Funding retrofit: a way forward
Retrofit, the full benefit of which goes to the tenant in the form of energy bill savings, is now regularly top of the agenda in the discussions I have with executives and directors in our sector.
How should associations approach paying for these huge, no-return investments in stock?
Together with the bright minds at BuroHappold, we set ourselves the task of answering this question, producing a report released in December 2021.
Given that available grants are, at most, 40-60% of capital spend, the answer inevitably involves long-term debt funding, and the cheaper the better.
The cheapest debt funding is that which has been guaranteed by the UK Government. The new Affordable Homes Guarantee Scheme has recently priced its first, long awaited issuance at just 38bps over the cost of Government borrowing, producing an all-in rate of around 1.5%.
When we ran the first version of this scheme through our subsidiary Affordable Housing Finance Plc we plumbed similar depths.
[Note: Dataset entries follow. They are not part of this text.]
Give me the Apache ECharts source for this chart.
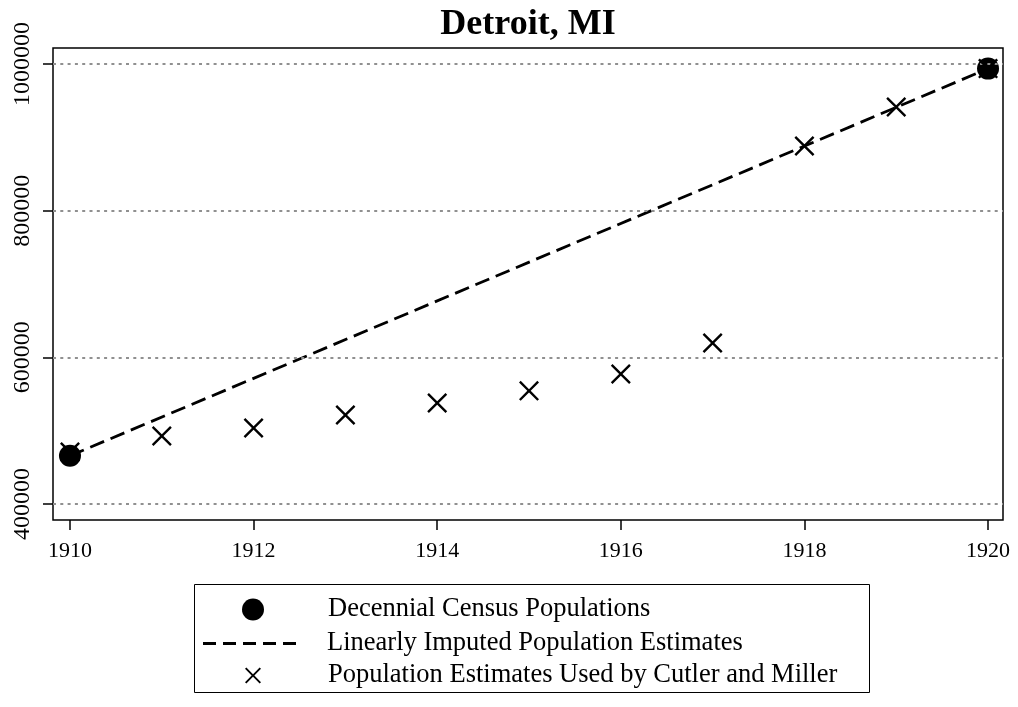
<!DOCTYPE html>
<html>
<head>
<meta charset="utf-8">
<script src="https://cdn.jsdelivr.net/npm/echarts@6/dist/echarts.min.js"></script>
<style>html,body{margin:0;padding:0;background:#fff}#c{width:1018px;height:707px}</style>
</head>
<body>
<div id="c"></div>
<script>
// ---- data ----
var titleText = 'Detroit, MI';
var xTicks = [1910, 1912, 1914, 1916, 1918, 1920];
var yTicks = [400000, 600000, 800000, 1000000];
var censusYears = [1910, 1920];
var censusValues = [465766, 993678];
var linearYears = [1910, 1920];
var linearValues = [465766, 993678];
var cmYears = [1910, 1911, 1912, 1913, 1914, 1915, 1916, 1917, 1918, 1919, 1920];
var cmValues = [471000, 492700, 503600, 521400, 537700, 554300, 577300, 619500, 888200, 941400, 993700];
var seriesNames = ['Decennial Census Populations', 'Linearly Imputed Population Estimates', 'Population Estimates Used by Cutler and Miller'];

function pairs(xs, ys) { return xs.map(function (x, i) { return [x, ys[i]]; }); }

var FONT = '"Liberation Serif", "DejaVu Serif", serif';
var XPATH = 'path://M0,1.7L1.7,0L10,8.3L18.3,0L20,1.7L11.7,10L20,18.3L18.3,20L10,11.7L1.7,20L0,18.3L8.3,10Z';
var DASHPATH = 'path://M0,0L13,0L13,3L0,3ZM20,0L33,0L33,3L20,3ZM40,0L53,0L53,3L40,3ZM60,0L73,0L73,3L60,3ZM80,0L93,0L93,3L80,3Z';

function legendText(pad) {
  return {fontFamily: FONT, fontSize: 26.5, color: '#000', padding: [0, 0, 0, pad]};
}

var chart = echarts.init(document.getElementById('c'), null, {renderer: 'canvas'});
chart.setOption({
  animation: false,
  backgroundColor: '#fff',
  title: {
    text: titleText, left: 523, top: 2, textAlign: 'center',
    textStyle: {fontFamily: FONT, fontSize: 36, fontWeight: 'bold', color: '#000'}
  },
  grid: {left: 53, right: 15, top: 48, bottom: 187, show: true, borderColor: '#000', borderWidth: 1.5, backgroundColor: '#fff'},
  xAxis: {
    type: 'value', min: 1909.815, max: 1920.163,
    axisLine: {show: false},
    axisTick: {show: true, length: 10, lineStyle: {color: '#000', width: 1.5}, customValues: xTicks},
    axisLabel: {show: true, margin: 20, customValues: xTicks, fontFamily: FONT, fontSize: 22, color: '#000', formatter: function (v) { return String(v); }},
    splitLine: {show: false}
  },
  yAxis: {
    type: 'value', min: 378200, max: 1021800,
    axisLine: {show: false},
    axisTick: {show: true, length: 10, lineStyle: {color: '#000', width: 1.5}, customValues: yTicks},
    axisLabel: {show: true, rotate: 90, margin: 18, customValues: yTicks, fontFamily: FONT, fontSize: 24, color: '#000', formatter: function (v) { return String(v); }},
    splitLine: {show: false}
  },
  legend: [
    {data: [{name: seriesNames[0], icon: 'circle'}], orient: 'vertical', left: 242, top: 596, padding: 0,
     itemWidth: 22, itemHeight: 22, textStyle: legendText(59), selectedMode: false,
     itemStyle: {color: '#000', opacity: 1}},
    {data: [{name: seriesNames[1], icon: DASHPATH}], orient: 'vertical', left: 203, top: 630, padding: 0,
     itemWidth: 95, itemHeight: 3, textStyle: legendText(25), selectedMode: false,
     itemStyle: {color: '#000', opacity: 1}},
    {data: [{name: seriesNames[2], icon: XPATH}], orient: 'vertical', left: 245, top: 662, padding: 0,
     itemWidth: 16, itemHeight: 16, textStyle: legendText(62), selectedMode: false,
     itemStyle: {color: '#000', opacity: 1}}
  ],
  graphic: [{
    type: 'rect', left: 192, top: 582, shape: {x: 0, y: 0, width: 675, height: 108},
    style: {fill: 'none', stroke: '#000', lineWidth: 1}, z: 100, silent: true
  }],
  series: [
    {
      name: 'grid', type: 'line', data: [], z: 1, silent: true,
      markLine: {
        silent: true, symbol: 'none', label: {show: false},
        lineStyle: {color: '#909090', width: 2.2, type: [3, 4.3]},
        data: yTicks.map(function (v) { return {yAxis: v}; })
      }
    },
    {
      name: seriesNames[0], type: 'scatter', z: 3,
      data: pairs(censusYears, censusValues),
      symbol: 'circle', symbolSize: 22,
      itemStyle: {color: '#000', opacity: 1}
    },
    {
      name: seriesNames[1], type: 'line', z: 4,
      data: pairs(linearYears, linearValues),
      symbol: 'none', showSymbol: false,
      lineStyle: {color: '#000', width: 2.8, type: [15, 7]},
      itemStyle: {color: '#000'}
    },
    {
      name: seriesNames[2], type: 'scatter', z: 5,
      data: pairs(cmYears, cmValues),
      symbol: XPATH, symbolSize: 20, symbolKeepAspect: true,
      itemStyle: {color: '#000', opacity: 1}
    }
  ]
});
</script>
</body>
</html>
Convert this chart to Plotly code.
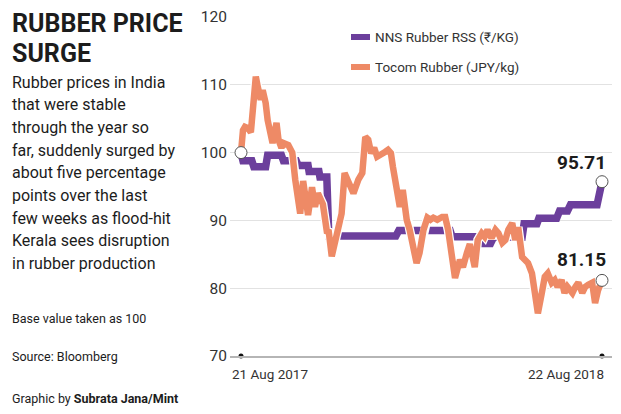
import pandas as pd
import plotly.graph_objects as go

# ---------------- data ----------------
START = "2017-08-21"

# NNS Rubber RSS index (base 100), days since 21 Aug 2017
nns_days = [0, 2, 11, 13, 25, 27, 41, 43, 56, 58, 68, 69, 79, 80, 87, 89,
            157, 160, 212, 214, 239, 241, 253, 256, 285, 287, 300, 302,
            320, 323, 331, 334, 361, 366]
nns_vals = [100, 98.8, 98.8, 97.9, 97.9, 99.6, 99.6, 98.8, 98.8, 98.1, 98.1,
            97.2, 97.2, 96.4, 96.4, 87.7, 87.7, 88.5, 88.5, 87.6, 87.6, 86.6,
            86.6, 87.5, 87.5, 89.5, 89.5, 90.3, 90.3, 91.4, 91.4, 92.3, 92.3,
            95.71]

# Tocom Rubber index (base 100), days since 21 Aug 2017
tocom_days = [0, 2, 4, 7, 10, 12, 15, 17, 20, 22, 25, 27, 30, 32, 36, 38, 41,
              43, 48, 52, 55, 58, 60, 63, 66, 68, 72, 75, 78, 83, 87, 89, 92,
              97, 102, 105, 111, 114, 119, 123, 126, 129, 132, 135, 138, 143,
              146, 149, 152, 154, 158, 161, 164, 166, 168, 171, 174, 178, 181,
              185, 189, 192, 195, 199, 204, 207, 210, 214, 217, 222, 225, 229,
              232, 237, 240, 244, 247, 250, 254, 258, 261, 265, 268, 271, 275,
              278, 281, 285, 288, 291, 295, 298, 301, 305, 308, 311, 315, 318,
              321, 325, 328, 331, 336, 339, 342, 346, 349, 352, 356, 359, 362,
              366]
tocom_vals = [100, 103.3, 103.8, 103.6, 103.0, 106.7, 111.2, 109.7, 107.8,
              109.2, 107.3, 104.8, 102.3, 101.4, 104.4, 101.9, 100.7, 101.4,
              101.1, 100.0, 96.0, 92.0, 91.0, 95.8, 92.5, 90.8, 94.9, 92.0,
              94.0, 92.4, 88.4, 88.3, 84.7, 87.5, 91.0, 97.0, 95.2, 94.0,
              96.0, 97.0, 102.3, 101.9, 99.9, 100.7, 99.4, 100.0, 100.1,
              100.4, 99.9, 97.9, 94.9, 92.0, 94.5, 92.0, 90.1, 88.6, 86.7,
              83.7, 85.2, 88.6, 90.4, 90.1, 90.4, 90.1, 90.5, 90.5, 88.6,
              85.2, 81.5, 84.2, 83.1, 85.2, 86.5, 83.1, 87.1, 88.1, 87.6,
              88.6, 87.4, 88.6, 88.1, 86.7, 87.1, 88.6, 89.6, 87.1, 89.0,
              84.6, 84.2, 83.7, 82.2, 79.7, 76.3, 79.3, 81.7, 82.2, 80.8,
              81.2, 80.2, 81.2, 79.3, 80.2, 79.3, 80.2, 80.8, 79.3, 80.2,
              80.5, 80.8, 77.8, 79.7, 81.15]

y_ticks = [70, 80, 90, 100, 110, 120]
x_labels = ["21 Aug 2017", "22 Aug 2018"]
series_names = ["NNS Rubber RSS (₹/KG)", "Tocom Rubber (JPY/kg)"]
title_lines = ["RUBBER PRICE", "SURGE"]
body_lines = ["Rubber prices in India", "that were stable",
              "through the year so", "far, suddenly surged by",
              "about five percentage", "points over the last",
              "few weeks as flood-hit", "Kerala sees disruption",
              "in rubber production"]
notes = ["Base value taken as 100", "Source: Bloomberg",
         "Graphic by <b>Subrata Jana/Mint</b>"]

# ---------------- styling ----------------
PURPLE = "#6c3f9c"
ORANGE = "#ee8a66"
FONT = "Roboto, Liberation Sans, sans-serif"
TXT = "#1c1c1c"

W, H = 621, 414
L, R, T, B = 230, 9, 17, 58
PW, PH = W - L - R, H - T - B


def px(x):
    return (x - L) / PW


def py(y):
    return (H - B - y) / PH


def label(text, x, y, size, xanchor="left", color=TXT):
    return dict(text=text, x=px(x), y=py(y), xref="paper", yref="paper",
                xanchor=xanchor, yanchor="middle", showarrow=False,
                font=dict(family=FONT, size=size, color=color))


start = pd.Timestamp(START)
nns_x = start + pd.to_timedelta(nns_days, unit="D")
toc_x = start + pd.to_timedelta(tocom_days, unit="D")
day_per_px = 366 / 361.0
x0 = start - pd.Timedelta(days=11 * day_per_px)
x1 = toc_x[-1] + pd.Timedelta(days=10 * day_per_px)

fig = go.Figure()
fig.add_trace(go.Scatter(x=nns_x, y=nns_vals, mode="lines",
                         line=dict(color=PURPLE, width=7.5), hoverinfo="skip"))
fig.add_trace(go.Scatter(x=toc_x, y=tocom_vals, mode="lines",
                         line=dict(color="white", width=9), hoverinfo="skip"))
fig.add_trace(go.Scatter(x=toc_x, y=tocom_vals, mode="lines",
                         line=dict(color=ORANGE, width=6.5), hoverinfo="skip"))
# open circles at start and ends
fig.add_trace(go.Scatter(
    x=[nns_x[0], nns_x[-1], toc_x[-1]],
    y=[nns_vals[0], nns_vals[-1], tocom_vals[-1]],
    mode="markers", cliponaxis=False, hoverinfo="skip",
    marker=dict(size=12, color="white", line=dict(color="#555", width=1))))
# small dots on the axis
fig.add_trace(go.Scatter(
    x=[nns_x[0], nns_x[-1]], y=[y_ticks[0], y_ticks[0]],
    mode="markers", cliponaxis=False, hoverinfo="skip",
    marker=dict(size=5, color="#111")))

ann = []
for i, t in enumerate(title_lines):
    ann.append(label(f"<b>{t}</b>", 10, 24 + i * 29, 25))
for i, t in enumerate(body_lines):
    ann.append(label(t, 10, 82 + i * 22.7, 16))
for t, yy in zip(notes, [318, 356, 398]):
    ann.append(label(t, 10, yy, 12.5))
ann.append(label(x_labels[0], 230, 374, 13.5, color="#333"))
ann.append(label(x_labels[1], 606, 374, 13.5, xanchor="right", color="#333"))
ann.append(label(f"<b>{nns_vals[-1]:.2f}</b>", 608, 162, 19, xanchor="right"))
ann.append(label(f"<b>{tocom_vals[-1]:.2f}</b>", 608, 259, 19, xanchor="right"))

shapes = []
for name, col, yy in zip(series_names, [PURPLE, ORANGE], [37, 67]):
    shapes.append(dict(type="line", xref="paper", yref="paper",
                       x0=px(351), x1=px(370), y0=py(yy), y1=py(yy),
                       line=dict(color=col, width=6)))
    ann.append(label(name, 373, yy, 13.5, color="#333"))

fig.update_layout(
    width=W, height=H, margin=dict(l=L, r=R, t=T, b=B),
    paper_bgcolor="white", plot_bgcolor="white", showlegend=False,
    annotations=ann, shapes=shapes,
    xaxis=dict(range=[x0, x1], showgrid=False, showticklabels=False,
               ticks="", zeroline=False, showline=True,
               linecolor="#b5b5b5", linewidth=1.5, fixedrange=True),
    yaxis=dict(range=[70, 120], tickvals=y_ticks,
               ticktext=[str(v) for v in y_ticks],
               showgrid=True, gridcolor="#e2e2e2", gridwidth=1,
               zeroline=False, showline=False, ticks="",
               ticklabelstandoff=2,
               tickfont=dict(family=FONT, size=15.5, color="#333"),
               fixedrange=True),
)

fig.write_html("out.html", config={"displayModeBar": False},
               post_script="document.body.style.margin='0';")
For Livewest we achieved a rate of 1.2% on a £20m loan fixed for 10 years to 2027; for Merlin we secured 1.393% on £25m not due to mature until 2047. This year Silva was able to revise the rate on its AHF loan, financed by the European Investment Bank, to 1.04% fixed to maturity in 2047. In January 2021 we even secured 1.74% for Leeds & Yorkshire Housing Association in THFC without any guarantee at all.
The obvious problem is that the new guarantee scheme, like its predecessor, is limited strictly to using proceeds for new development.
Development remains a hugely important means by which housing associations can increase their provision of affordable homes. And if we are to reach net zero carbon by 2050, each one of these must be energy efficient from the start.
New build is also a vital source of income, for despite recent pressures, the cross-subsidy model endures. And this income is part of the equation, what with the plethora of reports released recently forecasting the costs of decarbonising UK housing association stock at anywhere between £35bn and £55bn.
Our own research argues that the viability of funding retrofit relies not just on the grant funding that is starting to be distributed through BEIS’ Social Housing Decarbonisation Fund, nor on the economies of scale achieved by building up the retrofit industry, but crucially on the ability of housing associations to access cheap funding on a long-term basis.
While sustainability bonds like bLEND’s are necessary to attract the right investors, the much vaunted 2-5bp benefit of sustainable-labelled debt isn’t enough for retrofit finance.
Assuming 50% grant funding, the impact of a guarantee which reduced the interest rate from 2.5% to 1.0% is to almost double the equity IRR of a retrofit project, from around 2% to around 4%. Without cheap debt or match funding the same project would not achieve a return at all.
For those of us who have been in the sector a long time, it is clear that social housing has come a huge way in a very short space of time, with ESG reporting and sustainability strategies now more de rigour than à la mode.
But retrofit remains a thorny issue with few associations having actually commenced works on scale.
Funding is one of the biggest remaining challenges, but it is becoming increasingly clear what works and what is most needed.
The rates achieved by AHF and Saltaire represent fantastic value for associations looking to develop, but where is the same value for those looking to decarbonise?